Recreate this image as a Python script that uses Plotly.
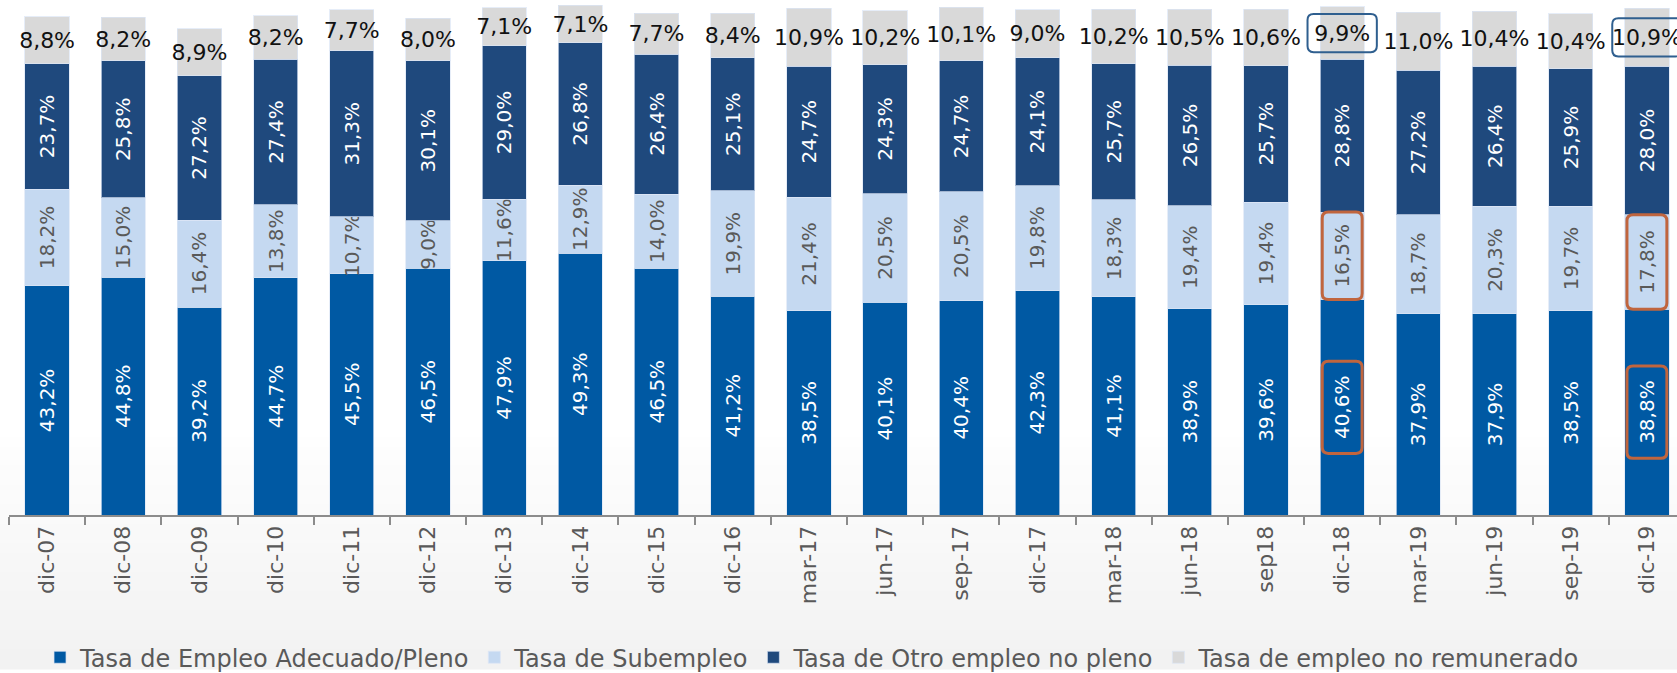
import plotly.graph_objects as go

categories = ["dic-07", "dic-08", "dic-09", "dic-10", "dic-11", "dic-12", "dic-13", "dic-14",
              "dic-15", "dic-16", "mar-17", "jun-17", "sep-17", "dic-17", "mar-18", "jun-18",
              "sep18", "dic-18", "mar-19", "jun-19", "sep-19", "dic-19"]
adecuado = [43.2, 44.8, 39.2, 44.7, 45.5, 46.5, 47.9, 49.3, 46.5, 41.2, 38.5, 40.1, 40.4, 42.3,
            41.1, 38.9, 39.6, 40.6, 37.9, 37.9, 38.5, 38.8]
subempleo = [18.2, 15.0, 16.4, 13.8, 10.7, 9.0, 11.6, 12.9, 14.0, 19.9, 21.4, 20.5, 20.5, 19.8,
             18.3, 19.4, 19.4, 16.5, 18.7, 20.3, 19.7, 17.8]
otro_no_pleno = [23.7, 25.8, 27.2, 27.4, 31.3, 30.1, 29.0, 26.8, 26.4, 25.1, 24.7, 24.3, 24.7, 24.1,
                 25.7, 26.5, 25.7, 28.8, 27.2, 26.4, 25.9, 28.0]
no_remunerado = [8.8, 8.2, 8.9, 8.2, 7.7, 8.0, 7.1, 7.1, 7.7, 8.4, 10.9, 10.2, 10.1, 9.0,
                 10.2, 10.5, 10.6, 9.9, 11.0, 10.4, 10.4, 10.9]
series_names = ["Tasa de Empleo Adecuado/Pleno", "Tasa de Subempleo",
                "Tasa de Otro empleo no pleno", "Tasa de empleo no remunerado"]
highlighted = ["dic-18", "dic-19"]

FONT = "DejaVu Sans"
colors = ["#0059a3", "#c5d9f1", "#1f497d", "#d9d9d9"]
text_colors = ["#ffffff", "#595959", "#ffffff", "#111111"]
angles = [-90, -90, -90, 0]
text_sizes = [20, 20, 20, 22]
series = [adecuado, subempleo, otro_no_pleno, no_remunerado]

fig = go.Figure()
for name, vals, col, tcol, ang, ts in zip(series_names, series, colors, text_colors, angles, text_sizes):
    fig.add_trace(go.Bar(
        x=categories, y=vals, name=name,
        marker=dict(color=col, line=dict(color="rgba(220,230,245,0.7)", width=1)),
        texttemplate="%{y:.1f}%", textposition="inside", insidetextanchor="middle",
        textangle=ang, constraintext="none", cliponaxis=False,
        insidetextfont=dict(family=FONT, size=ts, color=tcol),
        hoverinfo="skip",
    ))

# soft grey gradient towards the bottom of the picture
shapes = []
nb = 24
for i in range(nb):
    y0 = 0.15 - i * (0.45 / nb)
    y1 = y0 - 0.45 / nb
    g = int(255 - 13 * (i + 1) / nb)
    shapes.append(dict(type="rect", xref="paper", yref="paper", x0=-0.006, x1=1,
                       y0=y1, y1=y0 + 0.002, fillcolor=f"rgb({g},{g},{g})",
                       line=dict(width=0), layer="below"))


def rounded(x0, x1, y0, y1, rx, ry):
    return (f"M{x0+rx},{y0} L{x1-rx},{y0} Q{x1},{y0} {x1},{y0+ry} L{x1},{y1-ry} "
            f"Q{x1},{y1} {x1-rx},{y1} L{x0+rx},{y1} Q{x0},{y1} {x0},{y1-ry} "
            f"L{x0},{y0+ry} Q{x0},{y0} {x0+rx},{y0} Z")


rx, ry = 0.08, 1.15
for cat in highlighted:
    i = categories.index(cat)
    a, s, o, n = adecuado[i], subempleo[i], otro_no_pleno[i], no_remunerado[i]
    cg = a + s + o + n / 2
    shapes.append(dict(type="path", xref="x", yref="y",
                       path=rounded(i - 0.455, i + 0.455, cg - 3.6, cg + 3.6, rx, ry),
                       line=dict(color="#2f5f8f", width=2), layer="above"))
    shapes.append(dict(type="path", xref="x", yref="y",
                       path=rounded(i - 0.262, i + 0.262, a, a + s, rx, ry),
                       line=dict(color="#c0653e", width=3), layer="above"))
    ca = a / 2
    shapes.append(dict(type="path", xref="x", yref="y",
                       path=rounded(i - 0.262, i + 0.262, ca - 8.7, ca + 8.7, rx, ry),
                       line=dict(color="#c0653e", width=3), layer="above"))

fig.update_layout(
    width=1677, height=673,
    margin=dict(l=9, r=0, t=0, b=158, autoexpand=False),
    barmode="stack", bargap=0.419,
    separators=",.",
    paper_bgcolor="#ffffff", plot_bgcolor="rgba(0,0,0,0)",
    font=dict(family=FONT, color="#595959"),
    showlegend=True,
    legend=dict(orientation="h", x=0.0186, xanchor="left", y=-0.277, yanchor="middle",
                font=dict(family=FONT, size=24, color="#595959"),
                bgcolor="rgba(0,0,0,0)", traceorder="normal"),
    shapes=shapes,
    xaxis=dict(type="category", range=[-0.5, 21.395], tickson="boundaries",
               ticks="outside", ticklen=8, tickwidth=2, tickcolor="#8c8c8c",
               showline=True, linecolor="#8c8c8c", linewidth=2,
               tickangle=-90, tickfont=dict(family=FONT, size=22, color="#595959"),
               showgrid=False, zeroline=False, fixedrange=True, automargin=False),
    yaxis=dict(visible=False, range=[0, 97.08], showgrid=False, zeroline=False,
               automargin=False, fixedrange=True),
)

fig.write_html("out.html", config={"displayModeBar": False, "staticPlot": True},
               post_script="document.body.style.margin='0';document.body.style.overflow='hidden';")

• [WHAT THIS TASK INVOLVES]
Copy nothing but the lines from the first one in the listing through the line with "import plotly.graph_objects as go", and omit the pictures.

• [ANSWER IN FULL]
Recreate this image as a Python script that uses Plotly.
import plotly.graph_objects as go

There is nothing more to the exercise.